Gratien's work is unusual not only in telling Armenian histories as part of a broader late Ottoman history but also in spanning both the Ottoman and post-Ottoman periods. It joins a growing number of works that acknowledge that, although World War I was certainly a major rupture in the history of the modern Middle East, there were important continuitites between the prewar and postwar periods. Gratien's substantial exploration of the 20th century—two of his five chapters focus on post-Ottoman Turkey—may surprise readers who note the book's subtitle: “an environmental history of the late Ottoman frontier.” Gratien's framing of this history as “late Ottoman” is intertwined with his notion of frontier, which he describes more as a process than a specific spatiality. Gratien outlines three senses in which Cilicia was a late Ottoman frontier: it was a “frontier of the state,” where new forms of state presence were asserted or reasserted; it was an “ecological frontier,” characterized by novel plants, animals, and modes of agrarian production; and it was a “settlement frontier” (p. 14). The author draws comparisons with the settlement frontiers of other 19th-century empires, albeit noting the uniqueness of the Ottoman Empire in having to fit its settlement frontiers into a contracting imperial territory.
At first, I was suspicious of the description of Cilicia as a frontier. It often seems as if scholars have described every part of the Ottoman Empire, with the possible exception of Istanbul, as a frontier, borderland, or edge. What does it mean to call Çukurova, which would more commonly be situated in the Ottoman “heartland,” a frontier? But, ultimately, I appreciated Gratien's distinction between the space of political borderlands and the frontier as process. Rather than assuming that certain kinds of political spatiality automatically produce particular forms of governance or sociality, he examines changing understandings and uses of land and space on their own terms. Still, although I was convinced that we can usefully understand the late Ottoman experience of Cilicia in terms of a frontier, the breadth of this definition of frontier left me doubtful. Was there anywhere, or at least anywhere in the late Ottoman Empire, which did not experience changing forms of state presence, settlement, and ecological practices? What, in other words, was not the frontier? And, if everywhere is the frontier, is it still an analytically useful concept? In some ways, the late-Ottoman-ness of this history, even into the 1950s, is easier to understand. Gratien shows that the late-Ottoman dynamics of Cilicia continued to assert themselves into the mid-20th century. Not only did the Turkish state continue to pursue aims and strategies similar to those of their Ottoman predecessors, but the “fundamental political concerns” of the population remained similar (p. 224). Çukurova continued to be a frontier in all three senses. And because of that, we can also understand the “late Ottoman” in the book's subtitle less as a strict temporal definition and more as a set of processes, attitudes, and phenomena.

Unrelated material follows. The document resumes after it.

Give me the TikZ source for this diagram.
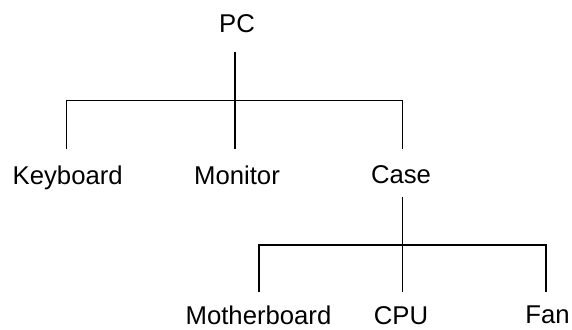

The Unsettled Plain offers a model for writing environmental history, especially for anyone looking to write histories with rural and ordinary people at their center. Gratien brings together an impressively wide range of evidence, including folklore as well as archival sources in multiple languages, to highlight rural people and places, and the relationships between them. He says that his work does not intend to rewrite the broad strokes of late Ottoman history, but rather to shift our focus to a set of actors more often overlooked by scholars. This is a refreshing approach, especially given how often we are encouraged, not least by funding agencies, to frame scholarly work as revolutionary or surprising. Nonetheless, telling this as an environmental history, and centering ordinary rural people and places, does require us to think in new ways, including about the connections between malaria and intercommunal life. The Unsettled Plain will be of interest to Ottomanists, historians of the modern Middle East and Turkey, and environmental historians more generally. It is well-written, clear, and also should be accessible to undergraduates. I hope others will follow Gratien's lead in attending carefully to ordinary people in the countryside in writing histories of the Ottoman and post-Ottoman Middle East.